Less than half of U.S. adults (41%) believe businesses should take a public stance on current events, down from 48% in 2022.
The latest findings from the Bentley-Gallup Business in Society Report are based on a web survey with 5,458 U.S. adults conducted May 8-15, 2023, using the probability-based Gallup Panel.
Democrats More Likely to Favor Companies Taking a Public Stance
Political party identification has the strongest influence on whether Americans believe corporations should take a public stance. Most Democrats (62%) believe businesses should take a public stance on current events, compared with just 17% of Republicans and 36% of independents. While still high, the percentage of Democrats who believe businesses should take a stance has declined from 75% in 2022. The percentage of independents reporting companies should take a stance has declined slightly, by four percentage points, while Republicans’ views on this issue have remained essentially unchanged.
Respondents’ race/ethnicity also has a significant, independent effect on their attitudes toward businesses weighing in on current events. Americans who identify as Black or Hispanic are far more likely than White Americans to believe businesses should take a public stance. Racial or ethnic identity is nearly as influential as party affiliation on this belief. Forty-eight percent of Hispanic and 61% of Black Americans think businesses should take a public stance, compared with 35% of White Americans.
Although Black Americans are more likely than other racial/ethnic groups to favor businesses taking a public stance, the percentage saying so has declined, from 72% in 2022 to 61% in 2023. Rates have been more consistent among Hispanic and White Americans, whose support on this issue has declined by one and six percentage points, respectively, since 2022.
Younger adults are more likely than older age groups to favor businesses taking a public stance on current events. About half of adults aged 18 to 29 (53%) believe businesses should take a public stance, compared with 47% of those aged 30 to 44 and 35% of those aged 45 and older. However, support for businesses to take a stance has waned across all age groups since 2022, especially among older Americans. The percentage among those aged 60 and older who believe businesses should take a public stance has declined by eight points since 2022.
Americans Most Likely to Favor Businesses Taking a Stance on Climate Change
Though Americans generally oppose businesses weighing in on current events, there are some issues for which they support businesses taking a public position. When asked separately whether businesses should take a stance on each of 12 specific policy areas, majorities of Americans believe businesses should take a public stance on climate change (55%) and mental health (52%). Close to half also favor companies doing so for matters related to free speech (49%), healthcare (49%) and racial issues (45%).
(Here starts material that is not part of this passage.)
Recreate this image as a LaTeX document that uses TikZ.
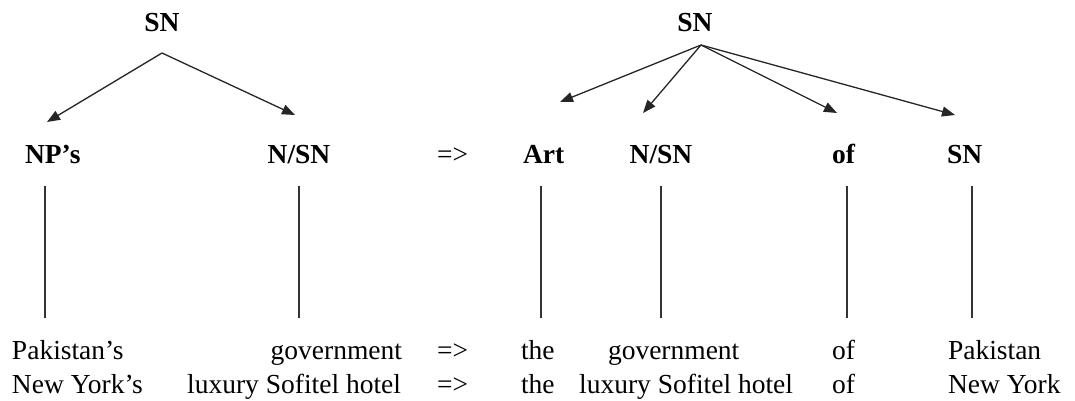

Americans are least likely to believe businesses should take a public stance on political candidates and religion (19% and 15%, respectively). More also disagree than agree that businesses should speak out on gun laws, LGBTQ+ issues, immigration policy, international conflicts and abortion.
Across nearly all topics asked about, younger people and Democrats are more likely than their counterparts to favor businesses taking a public stance.
Many businesses have struggled in recent years to decide if, when and how they should speak out about current events, including issues like systemic racism, recent Supreme Court decisions and other political events in the news. In some cases, addressing these topics can allow a business to highlight its values and commitment to employees and customers. In other cases, the topics can be polarizing and potentially alienate subgroups of their workforce or customer base.
The Bentley-Gallup Business in Society Report confirms that, like business leaders, the public has mixed views on whether businesses should weigh in on these often complex and nuanced issues. Americans are less likely now than they were in 2022 to say businesses should take a public stance on current events, but taking a stance on some topics -- climate change, in particular -- is still relatively palatable to most Americans.